How to prove the gaussian functions are linear independent?

Question

Assume that I have N Gaussian functions with different means $\mu_i$ and variances $\beta_i$, How to prove $e^{-\beta_i(x-u_i)^2}$ are linear independent? 1$\le$i$\le$N

Answer 1

I expect that the linear independence can be proved via asymptotic arguments by the following plan. Suppose that there exist non-zero constants $\lambda_1,\dots,\lambda_N$ such that $$f(x)=\sum_{i=1}^N \lambda_i e^{-\beta_i(x-u_i)^2}=0.$$ Let $\beta =\min\{\beta_1,\beta_2,\beta_N\}$ and $$g(x)=\sum_{\beta_i=\beta} \lambda_i e^{-\beta_i(x-u_i)^2}.$$

Considering the asymptotics of the function $e^{\beta x^2}f(x)=e^{\beta x^2}(g(x)+o(g(x))$ when $x\to\infty$, we see that $e^{\beta x^2}g(x)=0$. Next, $$e^{\beta x^2}g(x)=\sum_{\beta_i=\beta} \lambda_i e^{-\beta u_i^2} e^{2\beta_i u_i x}.$$ So, again considering the asymptotics of the function $e^{\beta x^2}g(x)$ when $x\to\infty$, we see that all $\lambda_i e^{-\beta_i u_i^2}$ are zeroes.

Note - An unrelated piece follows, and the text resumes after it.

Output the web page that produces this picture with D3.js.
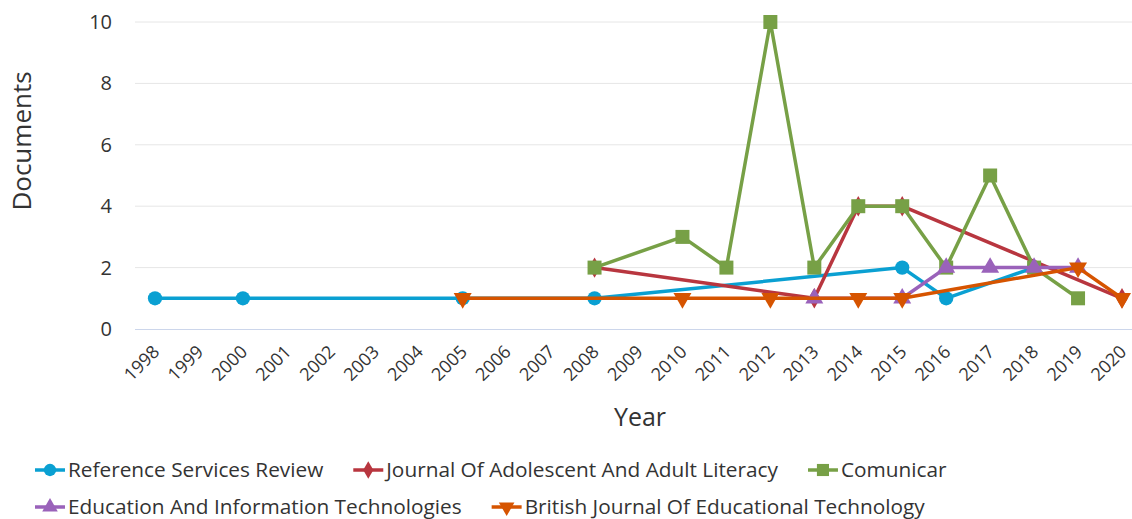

PS. I expect that the linear independence of the family of functions $\{e^{2\beta_i u_i x}\}\equiv\{e^{\mu_1 x}, e^{\mu_2 x},\dots, e^{\mu_k x}\}$ can also be proved using the Vandermonde determinant
$$\left|\begin{array}{} e^{\mu_1 0} & e^{\mu_2 0} & \dots e^{\mu_k 0}\\ e^{\mu_1 1} & e^{\mu_2 1} & \dots e^{\mu_k 1}\\ \dots & \dots & \dots \\ e^{\mu_1 (k-1)} & e^{\mu_2 (k-1)} & \dots e^{\mu_k (k-1)}\\ \end{array} \right| =\prod_{1\le i<j\le k} (e^{\mu_i}- e^{\mu_j})\ne 0.$$

Answer 2

Both Gaussian and multiquadric functions are (strictly) positive definite (Wendland's "Scattered data approximation", pp.74,76). If there were a non-trivial linear combination identically zero for all $x$ then it would be zero for any $x=x_j$ too and you could write a quadratic form $\sum\sum\alpha_j\bar{\alpha_k}\Phi(x_j-x_k)=0$ which would contradict the strict positive definiteness of $\Phi$.